UAE researchers want more recognition

Researchers complain of little international recognition for their research, citing lack of international indexing of regional publications, language barrier and a lack of a culture of offering papers.

As the country's first university press prepares to launch this month, some academics and experts in the UAE say they struggle to gain international recognition for their work unless they publish it in collaboration with institutions overseas.

Across disciplines, the country's peer-reviewed journals are not listed on highly visible indices used by scientists worldwide. The peer review process requires experts in a field - often other scholars - to critically examine an article before it is published.

One journal that was broadly indexed, Emirates Medical Journal, published through the Emirates Medical Association, ceased publication this year.

"There is a general feeling that there is a bias in the selection of international journals," said Dr Ghazi Tadmouri, the assistant director of the Centre for Arab Genomic Studies. "Once you try to publish as a group from the UAE and not with someone from the US or UK, you will have trouble surviving the review process."

In 2005, Dr Tadmouri conducted a review of medical journals and found there were 453 peer-reviewed journals in the Middle East. Less than 10 of those were internationally indexed.

Part of the problem is that there is not a culture of offering papers, he said. Medical scientists who practise in the field do not have time to write reports that would be competitive at an international level.

Language is another obstacle. "Whenever a scientist doesn't have English as his mother tongue, the text would not be as professional as someone else's and they would have a hard time competing for review," he said.

The University of Sharjah's two peer-reviewed periodicals, Journal of Humanities and Social Sciences and Journal of Shari'a and Law Sciences, are mostly in Arabic.

"Because the percentage of English articles in the journals is very low, it is not easy to be indexed in a way to have a high classification," said Basem Attili, the editor-in-chief of both publications. "That is an issue that needs to be addressed."

As a result, research done here rarely makes it into international indices. The popular repository of medical papers MedLine, for instance, does not have any listings for research journals from the UAE, although it does list local articles, most of which are from UAE University.

There is extreme competition from within the region to have work published abroad, especially in social sciences, said Ali Noor Mohamed, the chairman of mass communication at UAE University, who serves on the editorial board for an online journal published by University of Toronto Press.

UAE academics say international journals tend to have an appetite for only a few articles from the entire Gulf or Middle East region.

That is despite an explosion of new journals around the world.

"New journals are coming out almost every month, every year, but that in effect waters down the research itself," Mr Mohamed said. "Now there is even more competition within academic branches to be published in higher-quality, specialised journals."

Of the UAE's 13,000 research listings across different disciplines in Scopus, one of the broadest international citation databases of scholarly articles, nearly half are directly affiliated with UAE University.

The other half are from medical centres, government facilities and other universities.

In comparison, more than 46,000 come from Saudi Arabia, while more than nine million listings are from the United States and 2.4 million are from the United Kingdom.

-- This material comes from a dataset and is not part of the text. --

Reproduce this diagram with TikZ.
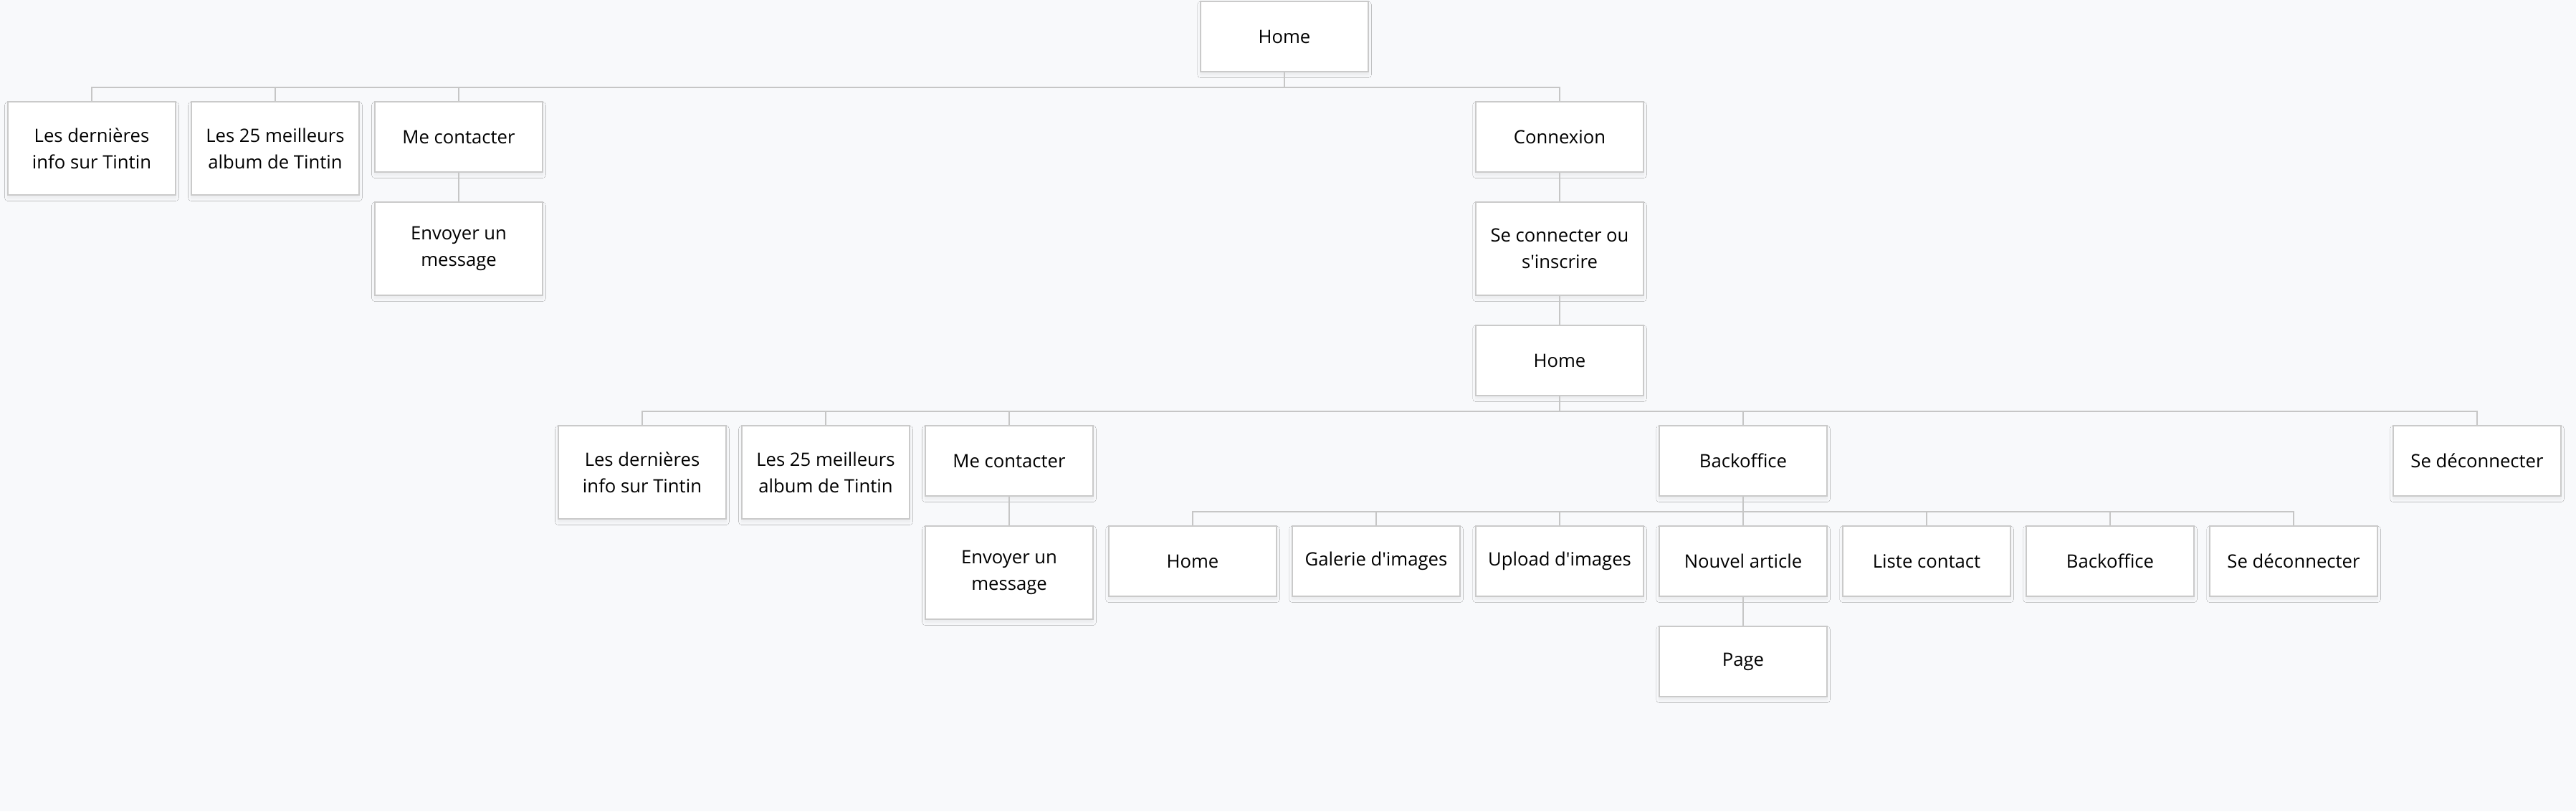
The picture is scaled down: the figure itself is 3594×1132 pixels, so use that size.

Most research projects at local universities focus on issues that affect the country and might not be as relevant overseas, said Mohammed Yousif Hasan Baniyas, the dean of medicine at UAE University.

His department has been able to overcome that challenge by including international implications in its research of, for example, communicable diseases.

Zayed University will this month begin distributing a peer-reviewed journal and book series worldwide through an agreement with the British academic publisher IB Taurus. It will be one of the region's few university presses, alongside American University in Cairo Press and American University of Beirut Press.

Zayed University's new journal on culture and society, Encounters, will include articles from authors around the world on subjects including intellectual traditions and political systems.

"The education sector here is so young, but with growth I believe we'll begin to see more development in research meant to be read abroad and more publications coming out for different fields of study," said Rafael Reyes-Ruiz, the journal's editor.

Zayed University Press will eventually produce books for the public, including works of fiction and travel guides. Its publications will be edited and typeset in-house, printed in Dubai and then shipped to London for distribution worldwide.